Primarily providing evidence and data on the starting process of drafting the constitution, quoting experts like , Meaza Ashenafi, an associate (albeit informally) of one of the technical sub-committees (or committee of experts) at the time of the drafting of the constitution and James C.N. Paul (2000), a renowned constitutional scholar on Ethiopia and the wider third world, Dr Tsegaye made a convincing and irrefutable case that the current constitution is a document imposed by the few on the many.
“…the Ethiopian Peoples’ Revolutionary Democratic Front (EPRDF), the ruling party, always dominated when an issue came to a vote (in the Commission that had the responsibility to draft the constitution), as it had the largest delegation.” Meaza Ashenafi.

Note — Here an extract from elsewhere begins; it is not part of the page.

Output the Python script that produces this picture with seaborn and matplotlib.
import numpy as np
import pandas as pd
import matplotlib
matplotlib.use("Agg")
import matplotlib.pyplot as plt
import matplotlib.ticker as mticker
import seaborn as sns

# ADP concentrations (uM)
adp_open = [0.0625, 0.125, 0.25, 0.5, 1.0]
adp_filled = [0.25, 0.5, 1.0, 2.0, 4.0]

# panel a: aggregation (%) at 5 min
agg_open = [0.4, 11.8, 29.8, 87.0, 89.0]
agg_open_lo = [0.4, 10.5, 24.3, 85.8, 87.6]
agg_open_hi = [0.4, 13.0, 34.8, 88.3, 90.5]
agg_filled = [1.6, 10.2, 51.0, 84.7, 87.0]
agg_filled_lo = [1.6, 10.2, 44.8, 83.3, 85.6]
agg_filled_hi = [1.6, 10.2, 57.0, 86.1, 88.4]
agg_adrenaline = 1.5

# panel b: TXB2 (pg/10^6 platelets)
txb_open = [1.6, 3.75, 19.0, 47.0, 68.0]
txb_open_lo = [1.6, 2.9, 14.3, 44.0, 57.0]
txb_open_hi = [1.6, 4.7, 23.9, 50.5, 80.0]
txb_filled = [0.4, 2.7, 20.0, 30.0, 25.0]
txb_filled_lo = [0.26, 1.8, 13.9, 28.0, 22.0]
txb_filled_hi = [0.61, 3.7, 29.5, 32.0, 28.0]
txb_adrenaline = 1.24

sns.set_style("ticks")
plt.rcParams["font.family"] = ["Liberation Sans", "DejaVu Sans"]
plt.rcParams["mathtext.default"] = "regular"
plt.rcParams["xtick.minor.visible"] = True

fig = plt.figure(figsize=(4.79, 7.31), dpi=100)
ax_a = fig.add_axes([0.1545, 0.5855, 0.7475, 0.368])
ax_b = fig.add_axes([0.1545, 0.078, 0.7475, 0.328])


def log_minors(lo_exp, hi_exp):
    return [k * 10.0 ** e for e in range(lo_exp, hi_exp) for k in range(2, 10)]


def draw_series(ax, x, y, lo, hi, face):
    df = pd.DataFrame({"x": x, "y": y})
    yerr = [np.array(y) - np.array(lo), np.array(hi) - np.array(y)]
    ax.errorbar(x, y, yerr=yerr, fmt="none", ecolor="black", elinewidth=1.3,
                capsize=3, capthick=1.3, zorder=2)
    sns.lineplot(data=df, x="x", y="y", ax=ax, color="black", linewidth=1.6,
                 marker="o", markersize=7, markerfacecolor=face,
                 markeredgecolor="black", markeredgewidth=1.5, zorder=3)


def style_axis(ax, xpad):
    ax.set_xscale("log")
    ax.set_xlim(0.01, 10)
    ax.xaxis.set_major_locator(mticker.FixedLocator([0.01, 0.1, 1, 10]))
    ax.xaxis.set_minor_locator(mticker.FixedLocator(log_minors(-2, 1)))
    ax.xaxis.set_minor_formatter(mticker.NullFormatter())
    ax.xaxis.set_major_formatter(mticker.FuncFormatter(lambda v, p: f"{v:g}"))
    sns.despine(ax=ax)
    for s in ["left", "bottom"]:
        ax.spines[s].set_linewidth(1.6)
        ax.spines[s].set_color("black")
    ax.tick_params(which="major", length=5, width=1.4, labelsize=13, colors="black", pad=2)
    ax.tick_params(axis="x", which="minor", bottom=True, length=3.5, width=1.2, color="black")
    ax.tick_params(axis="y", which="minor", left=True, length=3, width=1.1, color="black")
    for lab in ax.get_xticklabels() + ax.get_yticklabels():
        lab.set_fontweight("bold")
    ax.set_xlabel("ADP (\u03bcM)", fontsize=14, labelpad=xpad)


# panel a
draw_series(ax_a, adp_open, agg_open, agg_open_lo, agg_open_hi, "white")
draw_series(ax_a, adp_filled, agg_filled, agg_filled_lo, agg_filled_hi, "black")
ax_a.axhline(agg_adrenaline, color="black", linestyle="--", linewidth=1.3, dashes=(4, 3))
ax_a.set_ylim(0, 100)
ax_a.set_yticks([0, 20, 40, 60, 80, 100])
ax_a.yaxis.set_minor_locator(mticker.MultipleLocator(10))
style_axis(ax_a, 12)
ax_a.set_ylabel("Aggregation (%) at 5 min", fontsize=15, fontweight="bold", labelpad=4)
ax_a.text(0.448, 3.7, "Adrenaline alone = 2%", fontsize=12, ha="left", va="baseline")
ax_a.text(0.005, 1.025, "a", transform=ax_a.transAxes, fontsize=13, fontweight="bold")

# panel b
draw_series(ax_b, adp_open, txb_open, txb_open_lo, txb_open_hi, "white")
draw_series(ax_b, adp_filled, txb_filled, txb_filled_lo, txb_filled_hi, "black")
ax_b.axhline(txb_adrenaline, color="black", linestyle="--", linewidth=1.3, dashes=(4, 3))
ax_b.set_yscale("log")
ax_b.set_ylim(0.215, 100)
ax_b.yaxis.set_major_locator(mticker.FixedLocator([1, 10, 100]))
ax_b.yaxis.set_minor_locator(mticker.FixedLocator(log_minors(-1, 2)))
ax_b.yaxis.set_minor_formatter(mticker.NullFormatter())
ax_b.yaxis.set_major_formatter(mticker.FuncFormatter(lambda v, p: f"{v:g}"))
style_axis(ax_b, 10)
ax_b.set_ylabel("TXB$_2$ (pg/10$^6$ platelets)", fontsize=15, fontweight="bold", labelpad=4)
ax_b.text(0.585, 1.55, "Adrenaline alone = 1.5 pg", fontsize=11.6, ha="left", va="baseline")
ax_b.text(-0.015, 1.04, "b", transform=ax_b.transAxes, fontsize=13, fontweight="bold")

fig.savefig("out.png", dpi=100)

“There was little meaningful public participatory debate, especially debate focused on devolution versus ethnic federalism, let alone sovereignty or self-determination. […], opposition parties withdrew. Instead of debating the content of the constitution, they denounced the legitimacy of the whole project. Just as the EPRDF controlled the Constitutional Commission’s work, so it controlled the election, and then the deliberations, of the Constitutional Assembly……None of the political and ethnic forces which make the opposition to […](EPRDF) had participated in the Constitutional making. All opposition parties, most important, those representing the Amhara and Oromo groups (38 and 35 % respectively) withdrew from the electoral competition. The new constitution is therefore supported politically and ethnically only by the Tigrayan minority which counts less than 10 % of the population.” James Paul
Dr Tsegaye argues the need of constitutional changes something he promised to share about more in Part 2 of his article on the constitution.
The current constitution and the ethnic federal structure in it, that are believed to be the cause for the many ethnic tensions that we are witnessing all over the country, are items imposed by the “victorious” on others. The TPLF with the help of OLF initially, put in place what was agreed upon in Tesenay, Eritrea by Dr Bereket Gebreselassie (Shabia), Ato Lencho Letta (then OLF) and the late Meles Zenawi (TPLF). The so called constitutional commission, constitutional reviews and debates were mere theatrics orchestrated to deceitfully portray the prior years OLF, TPLF and Shabia agreed upon document as a legitimate document of the people and the constitutional drafting process as fair and representative.
Borrowing the phrase of Dr Tsegaye, “the need for an urgent work of constitutional redemption and societal transfiguration”, the need of a complete review of the current Ethiopian constitution so that this supreme law of the land can be a document not of one ethnic group against the others, but of all Ethiopians is not only needed but long overdue.
The document does not have to please everyone 100%. Everyone would have to give in a little bit to arrive at a common acceptable position. The document must be a consensus document that nurtures unity, create an atmosphere of harmonies among various ethnic groups and lays the foundation for a free, democratic, multi-ethnic Ethiopia that is equal to all its citizens.